会話をする前に、自分が今どんな状況であるのかをしっかりモニターして、このエクササイズが終わったらそれを共有してみる…
会話もそんな風にスタートすることができそうです。

対話の土台作りとなるTune-in

対話の場において、「チェックイン」が行われることがありますよね。
トピックについていきなり話し合うのではなく、場に入るにあたっての一言をそれぞれ一人ずつが語ってゆく…
ホテルのチェックインに準えてそのように言っていますね。

普通のチェックインでは、場に入る前に何があったのかを語る人もいれば、今どんな気持ちかを言う人もいて、目的としてはそれぞれが言葉を発することで軽いアイスブレイクになるとともに、どんな人が集まっているのかを全員が知れることかと思います。
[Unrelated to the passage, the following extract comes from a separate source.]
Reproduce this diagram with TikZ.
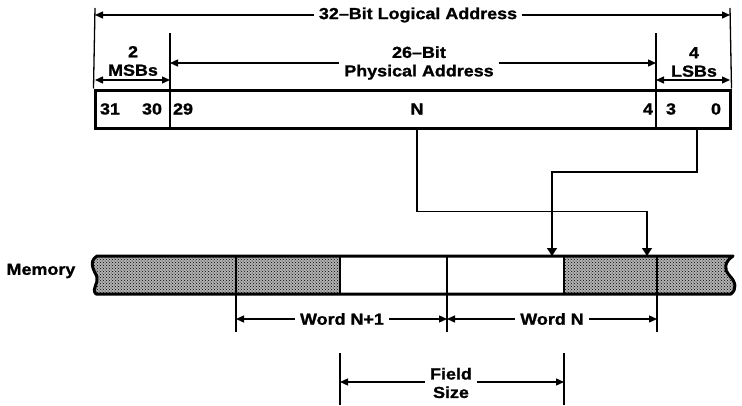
\documentclass[tikz,border=0pt]{standalone}
\usepackage{fontspec}
\newfontfamily\lbl{Liberation Sans}[FakeStretch=1.12, BoldFeatures={FakeBold=1.2}]
\usetikzlibrary{arrows.meta,patterns}
\begin{document}
\begin{tikzpicture}[x=1pt,y=-1pt,
  txt/.style={font=\lbl\bfseries\fontsize{16}{18.5}\selectfont, inner sep=0pt, align=center},
  gap/.style={txt, inner xsep=5pt},
  thinln/.style={line width=1.3pt},
  dimarrow/.style={thinln, -{Triangle[length=8pt,width=7pt]}},
  twoway/.style={thinln, {Triangle[length=8pt,width=7pt]}-{Triangle[length=8pt,width=7pt]}},
  heavy/.style={line width=3pt},
  flow/.style={thinln, -{Triangle[length=8pt,width=10pt]}},
  stipple/.style={pattern=crosshatch dots, pattern color=black}]
\useasboundingbox (0,0) rectangle (742,405);

% ---------- register ----------
\node[heavy, draw, minimum width=635pt, minimum height=38pt, inner sep=0pt] (reg) at (412.5,109) {};
\coordinate (d1) at (170,33);
\coordinate (d2) at (656,33);
\draw[thinln] (d1) -- (d1 |- reg.south);
\draw[thinln] (d2) -- (d2 |- reg.south);
\coordinate (tl) at (95,8);
\coordinate (tr) at (730,8);
\draw[thinln] (tl) -- (reg.north west);
\draw[thinln] (tr) -- (reg.north east);

\node[txt] (b31) at (110,109) {31};
\node[txt] (b30) at (152,109) {30};
\node[txt] (b29) at (183,109) {29};
\node[txt] (bN)  at (417,109) {N};
\node[txt] (b4)  at (648,109) {4};
\node[txt] (b3)  at (671,109) {3};
\node[txt] (b0)  at (716,109) {0};

% ---------- top dimensions ----------
\coordinate (al) at (95,15);
\coordinate (ar) at (730,15);
\node[gap] (logical) at (418,15) {32–Bit Logical Address};
\draw[dimarrow] (logical.west) -- (al);
\draw[dimarrow] (logical.east) -- (ar);

\coordinate (pl) at (170,63);
\coordinate (pr) at (656,63);
\node[gap] (phys) at (419,63) {26–Bit\\Physical Address};
\draw[dimarrow] (phys.west |- pl) -- (pl);
\draw[dimarrow] (phys.east |- pr) -- (pr);

\coordinate (ml) at (95,80);
\coordinate (mr) at (170,80);
\draw[twoway] (ml) -- (mr);
\node[txt] (msb) at (133,61) {2\\MSBs};

\coordinate (ll) at (656,80);
\coordinate (lr) at (730,80);
\draw[twoway] (ll) -- (lr);
\node[txt] (lsb) at (694,62) {4\\LSBs};

% ---------- memory ----------
\node[txt] (memlabel) at (41,271) {Memory};
\path[stipple, preaction={fill=black!30}] (97,256) -- (733,256) .. controls (724,262) and (724,270) .. (729,275)
   .. controls (736,282) and (737,289) .. (731,294) -- (96,294)
   .. controls (91,289) and (99,283) .. (97,277) .. controls (94,270) and (88,262) .. (97,256) -- cycle;
\fill[white] (340,256) rectangle (564,294);
\draw[heavy, line join=round] (97,256) -- (733,256) .. controls (724,262) and (724,270) .. (729,275)
   .. controls (736,282) and (737,289) .. (731,294) -- (96,294)
   .. controls (91,289) and (99,283) .. (97,277) .. controls (94,270) and (88,262) .. (97,256) -- cycle;

\coordinate (m1t) at (236,256); \coordinate (m1b) at (236,332);
\coordinate (m2t) at (340,256); \coordinate (m2b) at (340,294);
\coordinate (m3t) at (447,256); \coordinate (m3b) at (447,332);
\coordinate (m4t) at (564,256); \coordinate (m4b) at (564,294);
\coordinate (m5t) at (657,256); \coordinate (m5b) at (657,332);
\draw[thinln] (m1t) -- (m1b);
\draw[thinln] (m2t) -- (m2b);
\draw[thinln] (m3t) -- (m3b);
\draw[thinln] (m4t) -- (m4b);
\draw[thinln] (m5t) -- (m5b);

% ---------- connectors from address to memory ----------
\coordinate (wN) at (647,256);
\coordinate (wB) at (552,256);
\coordinate (lsbtap) at (697,128);
\draw[flow] (bN |- reg.south) -- ++(0,82) -| (wN);
\draw[flow] (lsbtap) -- ++(0,44) -| (wB);

% ---------- word dimensions ----------
\coordinate (w1l) at (236,319);
\coordinate (w1r) at (447,319);
\coordinate (w2l) at (447,319);
\coordinate (w2r) at (657,319);
\node[gap] (wordn1) at (342,319) {Word N+1};
\node[gap] (wordn) at (552,319) {Word N};
\draw[dimarrow] (wordn1.west) -- (w1l);
\draw[dimarrow] (wordn1.east) -- (w1r);
\draw[dimarrow] (wordn.west) -- (w2l);
\draw[dimarrow] (wordn.east) -- (w2r);

% ---------- field size ----------
\coordinate (f1t) at (340,353); \coordinate (f1b) at (340,405);
\coordinate (f2t) at (564,353); \coordinate (f2b) at (564,405);
\draw[thinln] (f1t) -- (f1b);
\draw[thinln] (f2t) -- (f2b);
\coordinate (fl) at (340,382);
\coordinate (fr) at (564,382);
\node[gap] (field) at (451,383) {Field\\Size};
\draw[dimarrow] (field.west |- fl) -- (fl);
\draw[dimarrow] (field.east |- fr) -- (fr);
\end{tikzpicture}
\end{document}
Tune-inはチェックインに似ていますけれど、それよりも一段深い対話を可能にするのではないかと私は思います。
対話の場によっては、瞑想してからチェックインするようにしている場合もあるのですが、それに似ているかもしれない、と。

さらにTune-inが素晴らしいのは、スクリプトの中に「生成的な質問(Generative Question)」が含まれているところだと思います。
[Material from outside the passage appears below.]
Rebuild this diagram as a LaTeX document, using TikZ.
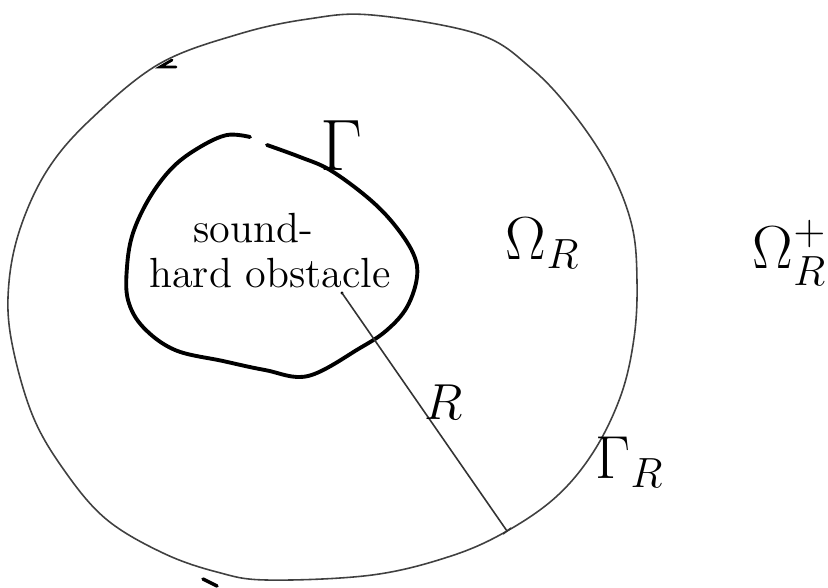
\documentclass[tikz,border=0pt]{standalone}
\usepackage{amsmath,amssymb}
\usepackage{tikz}
\usetikzlibrary{positioning}

\begin{document}
\begin{tikzpicture}[x=0.01cm, y=-0.01cm,
    rim/.style={draw=black!75, line width=0.45pt},
    obstacle/.style={draw, line width=1.1pt, line cap=round},
    txt/.style={inner sep=0pt},
    radius/.style={draw=black!80, line width=0.45pt}
]
    \useasboundingbox (0,0) rectangle (828,587);

    % Outer circle Gamma_R
    \draw[rim] plot[smooth cycle, tension=0.6] coordinates {
        (372,15) (478,34) (531,68) (573,113) (610,169) (632,226) (637,282)
        (634,338) (621,395) (594,451) (557,496) (507,531) (451,556) (372,575)
        (267,580) (217,572) (163,553) (106,519) (64,470) (32,414) (11,338)
        (9,282) (21,226) (48,169) (90,120) (159,64) (239,34) (308,19)};
    \draw[line width=0.8pt, line cap=round] (172,60) -- (160,67) -- (176,67);
    \draw[line width=1pt, line cap=round] (203,579) -- (217,586);

    % The obstacle
    \draw[obstacle] plot[smooth, tension=0.6] coordinates {
        (267,145) (300,157) (330,170) (367,197) (393,223) (413,253) (417,277)
        (407,307) (387,330) (360,348) (308,376) (265,370) (223,361) (175,350)
        (143,327) (128,300) (127,267) (133,233) (150,197) (173,167) (200,147)
        (227,135) (250,137)};
    \node[txt, anchor=south, font=\fontsize{21}{21}\selectfont] (gam) at (341,171) {$\Gamma$};
    \node[txt, font=\fontsize{12}{14}\selectfont] (snd) at (253,228) {sound-};
    \node[txt, font=\fontsize{12}{14}\selectfont] (obs) at (270,273) {hard obstacle};

    % Radius
    \coordinate (ctr) at (342,293);
    \coordinate (end) at (507,531);
    \fill (ctr) circle (1.6);
    \draw[radius] (ctr) -- (end);
    \draw[radius] (end) ++(-4,3) -- ++(8,-6);
    \node[txt, font=\fontsize{14}{14}\selectfont] (rlab) at (444,402) {$R$};

    % Domains and boundary labels
    \node[txt, font=\fontsize{17}{17}\selectfont] (omr) at (543,243) {$\Omega_R$};
    \node[txt, font=\fontsize{17}{17}\selectfont] (omp) at (790,253) {$\Omega_R^{+}$};
    \node[txt, font=\fontsize{18}{18}\selectfont] (gamr) at (630,462) {$\Gamma_R$};
\end{tikzpicture}
\end{document}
Tune-inのプロセスの中では「相手(自分)の中に問いを置く」ようなことが起きていて、始まる前にすでに好奇心と探求モードが発動しています。
同時に心が落ち着いていて、オープンに色々な意見を受け入れられる状態になっています。

つまり、自分の外ではなく、自分の内側に意識を向けてゆく対話をスタートできる…誰かや何かのせいにするのではなく、自分自身と向き合える状態から自分が本当に求めているものを自問しながら探り、相手の中で起きていることにも注意を向けることができるようになっている、と言えるのかな、と。
もっと平たく言えば、Tune-inをしっかりと行っておけば「ちゃんと聴く」ことができるようになる。それは相手の話もそうですし、自分と向き合う対話もです。

その意味で、良い対話、深い対話の土台を作っているのがTune-inとなのではないかなと思います。
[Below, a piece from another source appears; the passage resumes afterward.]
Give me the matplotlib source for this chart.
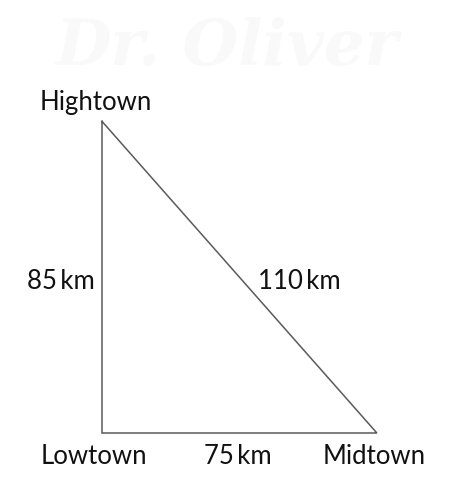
import matplotlib
matplotlib.use("Agg")
import matplotlib.pyplot as plt

# Data
towns = ["Hightown", "Lowtown", "Midtown"]
leg_vertical_km = 85      # Lowtown - Hightown
leg_horizontal_km = 75    # Lowtown - Midtown
hypotenuse_km = 110       # Hightown - Midtown
side_labels = ["85\u2009km", "75\u2009km", "110\u2009km"]

plt.rcParams['font.family'] = ['Lato', 'DejaVu Sans']

fig = plt.figure(figsize=(4.57, 4.99), dpi=100)
ax = fig.add_axes([0, 0, 1, 1])
ax.set_xlim(-27.83, 96.86)
ax.set_ylim(-18.0, 118.1)
ax.axis('off')

# watermark
ax.text(34, 105, "Dr. Oliver", fontsize=46, style='italic', fontweight='bold',
        color='#f9f9f9', ha='center', va='center', family=['DejaVu Serif'], zorder=0)

# vertices in km
low = (0, 0)
mid = (leg_horizontal_km, 0)
high = (0, leg_vertical_km)

xs = [high[0], low[0], mid[0], high[0]]
ys = [high[1], low[1], mid[1], high[1]]
ax.plot(xs, ys, color='#5a5a5a', lw=1.1, solid_joinstyle='miter', zorder=2)

fs = 18.5
tc = '#111111'
ax.text(high[0] - 1.6, high[1] + 3.1, towns[0], fontsize=fs, color=tc, ha='center', va='baseline')
ax.text(low[0] - 2.2, low[1] - 8.4, towns[1], fontsize=fs, color=tc, ha='center', va='baseline')
ax.text(mid[0] - 0.8, mid[1] - 8.4, towns[2], fontsize=fs, color=tc, ha='center', va='baseline')

ax.text(-1.9, 39.3, side_labels[0], fontsize=fs, color=tc, ha='right', va='baseline')
ax.text(37.0, -8.4, side_labels[1], fontsize=fs, color=tc, ha='center', va='baseline')
ax.text(42.6, 39.3, side_labels[2], fontsize=fs, color=tc, ha='left', va='baseline')

fig.savefig("out.png", dpi=100, facecolor='white')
Tune-inはカウンセリングやセラピーの実践者が使うテクニックですので、必ずしも全ての対話の場面で使うものではないかもしれません。
でも、相手のことをより深く知りたいと思うときや、自分の中にあるモヤモヤを対話でしっかりと話してみたいと思う時には試してみると効果があるのではないかと思います。

場に入るのではなく、自分の中に、相手の中に深く入ってゆくための事前準備としてまず自分自身にTune-inしてみる…
それは、自分自身や相手をより大切にすることかもしれないですね。